* **Given information**:
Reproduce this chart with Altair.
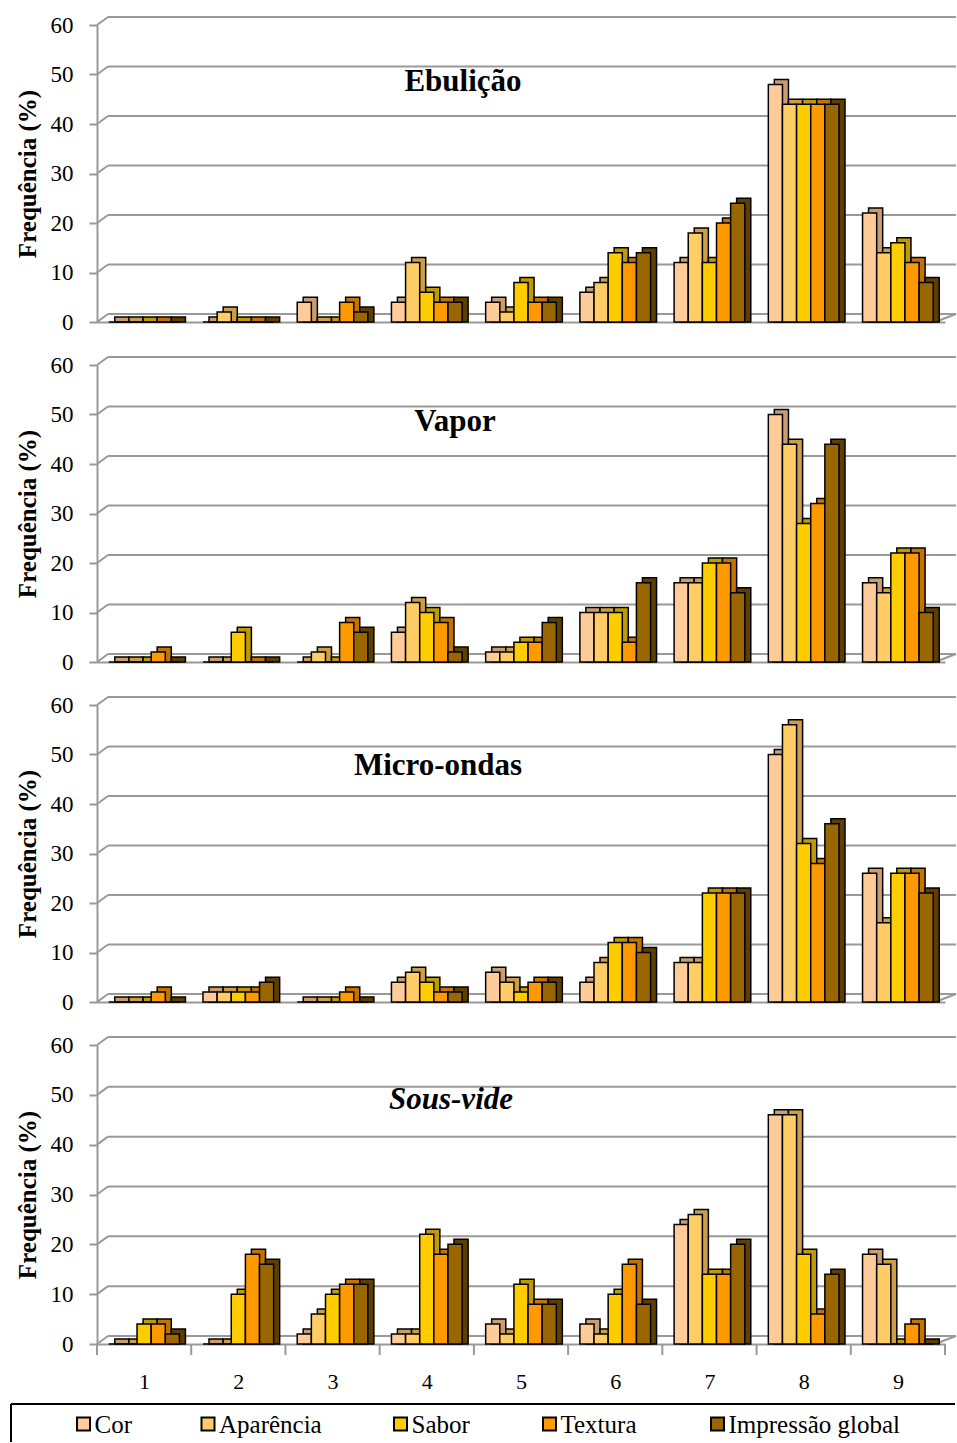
import json
import altair as alt
import pandas as pd

categories = ["1", "2", "3", "4", "5", "6", "7", "8", "9"]
series = ["Cor", "Aparência", "Sabor", "Textura", "Impressão global"]
grid_values = [0, 10, 20, 30, 40, 50, 60]
x_tick_positions = [0.5, 1.5, 2.5, 3.5, 4.5, 5.5, 6.5, 7.5, 8.5, 9.5]

ebulicao = {
    "Cor": [0, 0, 4, 4, 4, 6, 12, 48, 22],
    "Aparência": [0, 2, 0, 12, 2, 8, 18, 44, 14],
    "Sabor": [0, 0, 0, 6, 8, 14, 12, 44, 16],
    "Textura": [0, 0, 4, 4, 4, 12, 20, 44, 12],
    "Impressão global": [0, 0, 2, 4, 4, 14, 24, 44, 8],
}
vapor = {
    "Cor": [0, 0, 0, 6, 2, 10, 16, 50, 16],
    "Aparência": [0, 0, 2, 12, 2, 10, 16, 44, 14],
    "Sabor": [0, 6, 0, 10, 4, 10, 20, 28, 22],
    "Textura": [2, 0, 8, 8, 4, 4, 20, 32, 22],
    "Impressão global": [0, 0, 6, 2, 8, 16, 14, 44, 10],
}
micro_ondas = {
    "Cor": [0, 2, 0, 4, 6, 4, 8, 50, 26],
    "Aparência": [0, 2, 0, 6, 4, 8, 8, 56, 16],
    "Sabor": [0, 2, 0, 4, 2, 12, 22, 32, 26],
    "Textura": [2, 2, 2, 2, 4, 12, 22, 28, 26],
    "Impressão global": [0, 4, 0, 2, 4, 10, 22, 36, 22],
}
sous_vide = {
    "Cor": [0, 0, 2, 2, 4, 4, 24, 46, 18],
    "Aparência": [0, 0, 6, 2, 2, 2, 26, 46, 16],
    "Sabor": [4, 10, 10, 22, 12, 10, 14, 18, 0],
    "Textura": [4, 18, 12, 18, 8, 16, 14, 6, 4],
    "Impressão global": [2, 16, 12, 20, 8, 8, 20, 14, 0],
}

front_colors = ["#FFCC99", "#FFCC66", "#FFCC00", "#FF9900", "#996600"]
side_colors = ["#C99D70", "#CC9E45", "#BF9A00", "#C47300", "#5E3F00"]

FONT = "Liberation Serif"
GRAY = "#999999"
W, H = 848, 297
DX, DY = 11, 8
BW = 0.15  # bar width in category units (5 bars -> 75% of a category)
LEGEND_X = [-13.5, 111, 303.5, 452.5, 620.5]  # legend entry anchors (px from plot left)

yscale = alt.Scale(domain=[0, 60])
xscale = alt.Scale(domain=[0.5, 9.5], nice=False, zero=False)
colorscale = alt.Scale(domain=series, range=front_colors)


def long_df(d):
    rows = []
    for s in series:
        for c, v in zip(categories, d[s]):
            rows.append({"cat": c, "series": s, "value": v})
    return pd.DataFrame(rows)


def panel(title, d, title_x, title_y, italic=False, bottom=False, h=H):
    df = long_df(d)
    gdf = pd.DataFrame({"g": grid_values})
    one = pd.DataFrame({"name": [title]})

    if bottom:
        xaxis = alt.Axis(title=None, values=[int(c) for c in categories], labelFont=FONT,
                         labelFontSize=22, labelColor="black", labelPadding=27,
                         ticks=False, domainColor=GRAY, domainWidth=2, grid=False,
                         labelAngle=0, format="d")
    else:
        xaxis = alt.Axis(title=None, labels=False, ticks=False, domainColor=GRAY,
                         domainWidth=2, grid=False)
    yaxis = alt.Axis(title="Frequência (%)", titleFont=FONT, titleFontSize=25,
                     titleFontWeight="bold", titleColor="black", titlePadding=10,
                     values=grid_values, labelFont=FONT, labelFontSize=23,
                     labelColor="black", labelPadding=16, tickSize=8, tickWidth=2,
                     tickColor=GRAY, domainColor=GRAY, domainWidth=2, grid=False)

    grid = alt.Chart(gdf).mark_rule(color=GRAY, strokeWidth=2, yOffset=-DY, y2Offset=-DY).encode(
        y=alt.Y("g:Q", scale=yscale, axis=yaxis), x=alt.value(DX), x2=alt.value(W + DX))
    diag = alt.Chart(gdf).mark_rule(color=GRAY, strokeWidth=2, y2Offset=-DY).encode(
        y=alt.Y("g:Q", scale=yscale), y2="g:Q", x=alt.value(0), x2=alt.value(DX))
    floor_r = alt.Chart(gdf).transform_filter("datum.g == 0").mark_rule(
        color=GRAY, strokeWidth=2, y2Offset=-DY).encode(
        y=alt.Y("g:Q", scale=yscale), y2="g:Q", x=alt.value(W - 10), x2=alt.value(W + DX))

    bars = alt.Chart(df).transform_calculate(
        ci="toNumber(datum.cat)",
        si="indexof(%s, datum.series)" % json.dumps(series),
    ).transform_calculate(
        x0="datum.ci + (datum.si - 2) * %f - %f" % (BW, BW / 2),
        x1="datum.ci + (datum.si - 2) * %f + %f" % (BW, BW / 2),
    )
    back = bars.mark_bar(xOffset=6, x2Offset=6, yOffset=-5,
                         stroke="black", strokeWidth=1.5).encode(
        x=alt.X("x0:Q", scale=xscale, axis=xaxis),
        x2="x1:Q",
        y=alt.Y("value:Q", scale=yscale),
        y2=alt.datum(0),
        fill=alt.Fill("series:N", scale=alt.Scale(domain=series, range=side_colors), legend=None),
    )
    front = bars.mark_bar(stroke="black", strokeWidth=1.5).encode(
        x=alt.X("x0:Q", scale=xscale),
        x2="x1:Q",
        y=alt.Y("value:Q", scale=yscale),
        y2=alt.datum(0),
        color=alt.Color("series:N", scale=colorscale, legend=None),
    )
    label = alt.Chart(one).mark_text(font=FONT, fontSize=31, fontWeight="bold",
                                     fontStyle="italic" if italic else "normal",
                                     color="black", align="center", baseline="middle").encode(
        text="name:N", x=alt.value(title_x), y=alt.value(title_y))

    layers = [grid, diag, floor_r, back, front, label]
    if bottom:
        tdf = pd.DataFrame({"t": x_tick_positions})
        ticks = alt.Chart(tdf).mark_rule(color=GRAY, strokeWidth=2).encode(
            x=alt.X("t:Q", scale=xscale), y=alt.value(h), y2=alt.value(h + 11))
        box_top = alt.Chart(one).mark_rule(color="black", strokeWidth=2).encode(
            x=alt.value(-86), x2=alt.value(W + 10), y=alt.value(h + 60))
        box_left = alt.Chart(one).mark_rule(color="black", strokeWidth=2).encode(
            x=alt.value(-86), y=alt.value(h + 60), y2=alt.value(h + 98))
        layers += [ticks, box_top, box_left]
        ldf = pd.DataFrame({"series": series})
        for s, lx in zip(series, LEGEND_X):
            entry = alt.Chart(ldf).transform_filter(alt.datum.series == s)
            sq = entry.mark_square(size=169, stroke="black", strokeWidth=2, opacity=1).encode(
                x=alt.value(lx), y=alt.value(h + 80),
                color=alt.Color("series:N", scale=colorscale, legend=None))
            tx = entry.mark_text(font=FONT, fontSize=25, color="black", align="left",
                                 baseline="middle", dx=11).encode(
                x=alt.value(lx), y=alt.value(h + 81), text="series:N")
            layers += [sq, tx]
    return alt.layer(*layers).properties(width=W, height=h)


p1 = panel("Ebulição", ebulicao, 366, 57)
p2 = panel("Vapor", vapor, 358, 57)
p3 = panel("Micro-ondas", micro_ondas, 341, 61)
p4 = panel("Sous-vide", sous_vide, 354, 55, italic=True, bottom=True, h=299)

chart = alt.vconcat(p1, p2, p3, p4, spacing=20).properties(
    padding={"left": 10, "top": 14, "right": 0, "bottom": 0}
).configure_view(stroke=None)

chart.save("out.html", embed_options={"renderer": "svg", "actions": False})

* **Exercise**: Write out nothing but the lines from the start of the data through the line with "LEGEND_X = [-13.5, 111, 303.5, 452.5, 620.5]". Leave out the pictures.

* **Response to this task**:
Reproduce this chart with Altair.
import json
import altair as alt
import pandas as pd

categories = ["1", "2", "3", "4", "5", "6", "7", "8", "9"]
series = ["Cor", "Aparência", "Sabor", "Textura", "Impressão global"]
grid_values = [0, 10, 20, 30, 40, 50, 60]
x_tick_positions = [0.5, 1.5, 2.5, 3.5, 4.5, 5.5, 6.5, 7.5, 8.5, 9.5]

ebulicao = {
    "Cor": [0, 0, 4, 4, 4, 6, 12, 48, 22],
    "Aparência": [0, 2, 0, 12, 2, 8, 18, 44, 14],
    "Sabor": [0, 0, 0, 6, 8, 14, 12, 44, 16],
    "Textura": [0, 0, 4, 4, 4, 12, 20, 44, 12],
    "Impressão global": [0, 0, 2, 4, 4, 14, 24, 44, 8],
}
vapor = {
    "Cor": [0, 0, 0, 6, 2, 10, 16, 50, 16],
    "Aparência": [0, 0, 2, 12, 2, 10, 16, 44, 14],
    "Sabor": [0, 6, 0, 10, 4, 10, 20, 28, 22],
    "Textura": [2, 0, 8, 8, 4, 4, 20, 32, 22],
    "Impressão global": [0, 0, 6, 2, 8, 16, 14, 44, 10],
}
micro_ondas = {
    "Cor": [0, 2, 0, 4, 6, 4, 8, 50, 26],
    "Aparência": [0, 2, 0, 6, 4, 8, 8, 56, 16],
    "Sabor": [0, 2, 0, 4, 2, 12, 22, 32, 26],
    "Textura": [2, 2, 2, 2, 4, 12, 22, 28, 26],
    "Impressão global": [0, 4, 0, 2, 4, 10, 22, 36, 22],
}
sous_vide = {
    "Cor": [0, 0, 2, 2, 4, 4, 24, 46, 18],
    "Aparência": [0, 0, 6, 2, 2, 2, 26, 46, 16],
    "Sabor": [4, 10, 10, 22, 12, 10, 14, 18, 0],
    "Textura": [4, 18, 12, 18, 8, 16, 14, 6, 4],
    "Impressão global": [2, 16, 12, 20, 8, 8, 20, 14, 0],
}

front_colors = ["#FFCC99", "#FFCC66", "#FFCC00", "#FF9900", "#996600"]
side_colors = ["#C99D70", "#CC9E45", "#BF9A00", "#C47300", "#5E3F00"]

FONT = "Liberation Serif"
GRAY = "#999999"
W, H = 848, 297
DX, DY = 11, 8
BW = 0.15  # bar width in category units (5 bars -> 75% of a category)
LEGEND_X = [-13.5, 111, 303.5, 452.5, 620.5]  # legend entry anchors (px from plot left)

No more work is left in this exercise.